Trolls typically work with lawyers on a no award, no fee basis and therefore have little legal costs and little to lose. In the U.S such cases are filed in eastern Texas, where the courts have a reputation for being Troll-friendly. The Trolls’ actions have traditionally raised the concern that the defendants are bullied into making payments for patent infringements, which should not be prohibited by the law.

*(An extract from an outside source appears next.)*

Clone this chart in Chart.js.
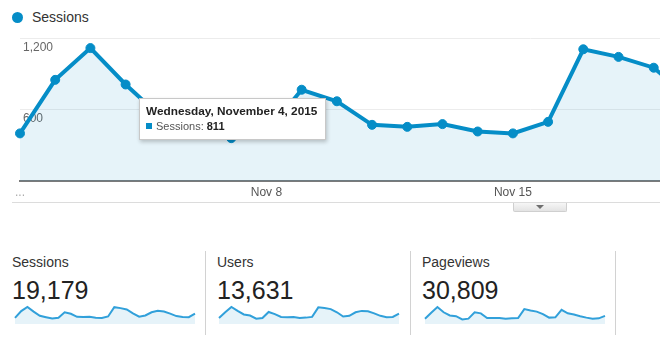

However, in recent times the Trolls’ actions have raised concerns about innovation and competition. Many newly found companies, when faced with a lawsuit by Trolls have to either leave the business or become bankrupt. Big companies on the other hand have to spend millions on litigation instead of investing these amounts in research and development. Big companies such as Apple and Samsung use the Troll tactics, for example by deploying poor quality software, to prevent smaller companies from entering their market by using patent law. Therefore, the main question, which stands before lawyers, judges and lawmakers is what type of inventions should be protected by patent law.

In the U.S for example, in 1998 the Federal Circuit Court found that a business method (ie, set of algorithms) was eligible for patent protection. Since then many patents have been registered, which are very questionable. For example, upgrading computer software over the internet and the everyday practice of buying goods online with the click of a mouse were awarded patents.
Commentators argue that both mentioned actions are not novel and non-obvious. These requirements and the requirement that the invention has to be useful are internationally accepted for granting patent protection. In 2007, in a case Alice Corporation and CLS the lower U.S Court found that a way to avoid settlement risks when closing financial transactions was too abstract to be protected by patent law. On appeal, the Federal Circuit Court ruled that using the method on a computer made it non-abstract and thus patentable. The Federal Circuit Court reheard the case in 2013 and ruled that the idea was not patentable. The U.S Supreme Court will review the case this year.

To add to the obscurity relating to Trolls, the House of Representatives passed (by an overwhelming majority) the Innovation Act, a bill aimed at defending against Trolls. It has yet to be voted in the U.S senate. How this problem will be resolved around the world is yet to be seen.